Two Stanford physicists win grants for ‘tabletop’ experiments with big implications
Stanford’s Giorgio Gratta and Jason Hogan are among 11 researchers whose proposals were selected from hundreds to receive funding for fundamental physics experiments. Each project will receive up to five years of funding from four foundations that pledged a combined $30 million to support the projects.
Two physicists in the Stanford School of Humanities and Sciences, Giorgio Gratta and Jason Hogan, are among a select group of 11 researchers worldwide who will conduct fundamental “tabletop” physics experiments with funding from a consortium of math and science foundations that includes the Gordon and Betty Moore Foundation, the Simons Foundation, the Alfred P. Sloan Foundation, and the John Templeton Foundation.
“We are grateful to these foundations for funding projects in basic science such as ours,” said Gratta, the Ray Lyman Wilbur Professor. “Their support will advance human knowledge in a critical area of physics.”
“This type of funding is crucial to the ongoing pursuit of answers to fundamental questions about how atoms are structured and how they function,” Hogan said. “My lab looks forward to contributing to that effort, and we are grateful to the foundations for their support of our work.”
The foundations have joined forces to amplify the impact of their funding across numerous smaller-scale experiments that can be conducted at the so-called “tabletop” level—within a standard single-room university research lab—yet whose outcomes could nonetheless alter our understanding of the physical world.

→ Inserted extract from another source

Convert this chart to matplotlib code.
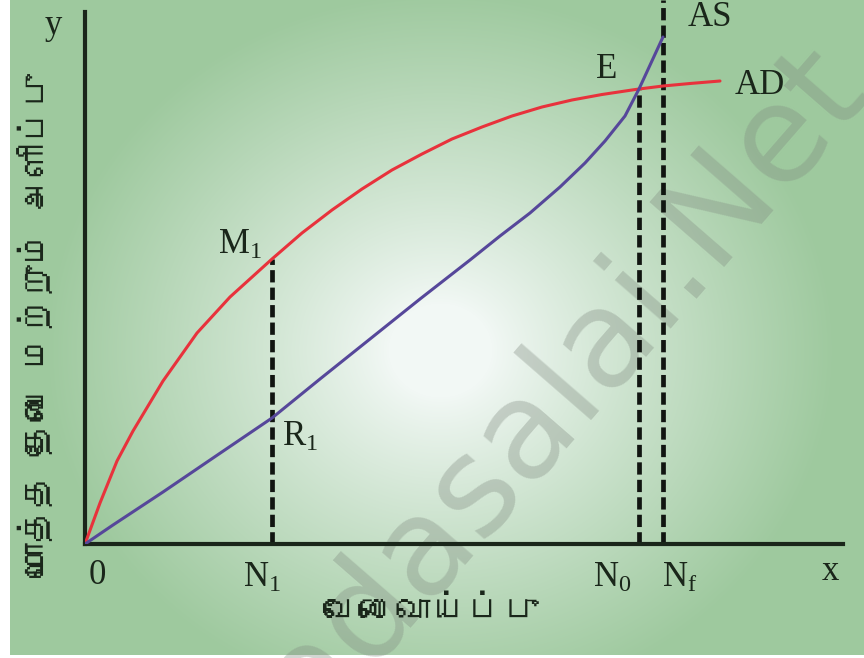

The 11 ambitious projects were chosen from hundreds of proposals submitted from around the world. A combined grant of $30 million will be disbursed to the named researchers over a five-year period. The diverse grant topics include searching for dark matter, building ultra-precise atomic clocks, and examining the intersection of general relativity and quantum mechanics. Stanford was the only university to receive two grants.
Gratta and Hogan will work independently. Gratta, who is the chair of Stanford’s Department of Physics, and his team will use nuclear spectroscopy to measure gravity at the tiniest of scales to test the long-held assumption that gravity works in the same way at submicron and macroscopic scales. Hogan will lead research that uses precision quantum sensing to measure the subtle difference between the electric charges of protons and electrons.
The payoff for both projects is pure science—knowledge that can be used to refine our understanding of the universe. Among fundamental interactions, “gravity is both the most obvious and yet the least understood,” Gratta explained. Until now, the force of gravity has been probed only at a scale of 50 microns or larger, a shortcoming concerning to physicists as much of theoretical physics has been driven by the assumption that the law of gravity holds true at all scales. Investigating gravity at ever-shorter distances is thus an essential frontier in experimental physics.
Similarly, Hogan’s work will use quantum sensing to measure possible differences between negatively charged electrons and positively charged protons with higher precision than ever before. To date, no variation in charge has been found, but the discovery of even an infinitesimal difference in charge between the two would indicate new physics at energy scales much higher than can be probed in existing particle colliders.